The proceeds from the sale will be used to pay back its GBP200,000 convertible loan with Eufingest SA. Clear Leisure also has rescheduled two other EUR200,000 convertible loan notes into a single, EUR400,000 note repayable by December 2016.

Still to come in the economic data calendar Thursday, weekly initial and continuing jobs data from the US are published at 1330 GMT, ahead of the Chicago purchasing managers' index reading for December at 1445 GMT.

Meanwhile, it will be business as usual on Monday, with a busy day in the data calendar.

Manufacturing PMI data for December from Japan and China are released at 0135 GMT and 0145 GMT, respectively, with Markit manufacturing PMI readings for December due from Italy at 0845 GMT, from France at 0850 GMT, from Germany at 0855 GMT and from the wider eurozone area at 0900 GMT.

The equivalent UK reading is published at 0930 GMT, at the same time as UK consumer credit information and mortgage approvals data for November.
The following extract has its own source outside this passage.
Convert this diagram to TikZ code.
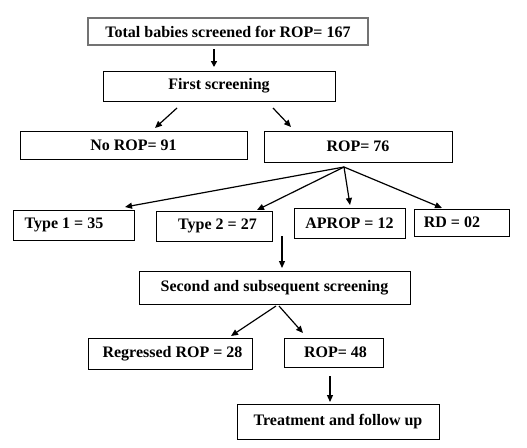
\documentclass[tikz,border=0pt]{standalone}
\usepackage{fontspec}
\setmainfont{Liberation Serif}
\usetikzlibrary{arrows.meta}
\begin{document}
\begin{tikzpicture}[x=1pt,y=-1pt,
  box/.style={draw=black, line width=0.9pt, inner sep=0pt, font=\fontsize{16}{18}\selectfont\bfseries},
  arr/.style={line width=1.2pt, -{Triangle[length=7pt,width=6pt]}},
  thickarr/.style={line width=2pt, -{Triangle[length=6pt,width=6pt]}}]
\useasboundingbox (0,0) rectangle (527,447);
\fill[white] (0,0) rectangle (527,447);
% boxes
\node[box, draw=black!55, line width=1.6pt, minimum width=280pt, minimum height=27pt] (total) at (228,31.5) {Total babies screened for ROP= 167};
\node[box, minimum width=232pt, minimum height=30pt] (first) at (219,86) {First screening};
\node[box, minimum width=227pt, minimum height=28pt] (norop) at (133.5,145) {No ROP= 91};
\node[box, minimum width=188pt, minimum height=31pt] (rop) at (358,146.5) {ROP= 76};
\node[box, minimum width=121pt, minimum height=30pt] (t1) at (73.5,225) {Type 1 = 35\hspace*{19pt}};
\node[box, minimum width=116pt, minimum height=30pt] (t2) at (214,226) {\hspace*{7pt}Type 2 = 27};
\node[box, minimum width=111pt, minimum height=30pt] (aprop) at (349.5,223) {APROP = 12};
\node[box, minimum width=95pt, minimum height=27pt] (rd) at (461.5,222.5) {RD = 02\hspace*{19pt}};
\node[box, minimum width=271pt, minimum height=33pt] (second) at (274.5,287.5) {Second and subsequent screening};
\node[box, minimum width=164pt, minimum height=31pt] (regr) at (170,353.5) {\hspace*{5pt}Regressed ROP = 28};
\node[box, minimum width=99pt, minimum height=29pt] (rop48) at (333.5,352.5) {\hspace*{4pt}ROP= 48};
\node[box, minimum width=202pt, minimum height=35pt] (treat) at (338,421.5) {Treatment and follow up};
% connector end points
\coordinate (a1s) at (214,49); \coordinate (a1e) at (214,67);
\coordinate (a2s) at (177,108); \coordinate (a2e) at (155,128);
\coordinate (a3s) at (273,108); \coordinate (a3e) at (291,127);
\coordinate (fan) at (344,167);
\coordinate (f1) at (125,207); \coordinate (f2) at (257,210);
\coordinate (f3) at (350,205); \coordinate (f4) at (442,208);
\coordinate (a4s) at (282,236); \coordinate (a4e) at (282,268);
\coordinate (a5s) at (276,306); \coordinate (a5e) at (231,336);
\coordinate (a6s) at (279,306); \coordinate (a6e) at (303,333);
\coordinate (a7s) at (330,376); \coordinate (a7e) at (330,402);
% connectors
\draw[thickarr] (a1s) -- (a1e);
\draw[arr] (a2s) -- (a2e);
\draw[arr] (a3s) -- (a3e);
\draw[arr] (fan) -- (f1);
\draw[arr] (fan) -- (f2);
\draw[arr] (fan) -- (f3);
\draw[arr] (fan) -- (f4);
\draw[arr] (a4s) -- (a4e);
\draw[arr] (a5s) -- (a5e);
\draw[arr] (a6s) -- (a6e);
\draw[arr] (a7s) -- (a7e);
\end{tikzpicture}
\end{document}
In the afternoon, consumer price inflation data for Germany in December are expected at 1300 GMT, with US personal income, personal spending and personal expenditure data due at 1330 GMT. December's reading of US Markit manufacturing PMI is scheduled for release at 1445 GMT, ahead of the US ISM manufacturing PMI reading and US ISM prices paid readings for December at 1500 GMT. US construction spending data for November also are due at 1500 GMT Monday.

In the UK corporate calendar, there are no confirmed events for Monday.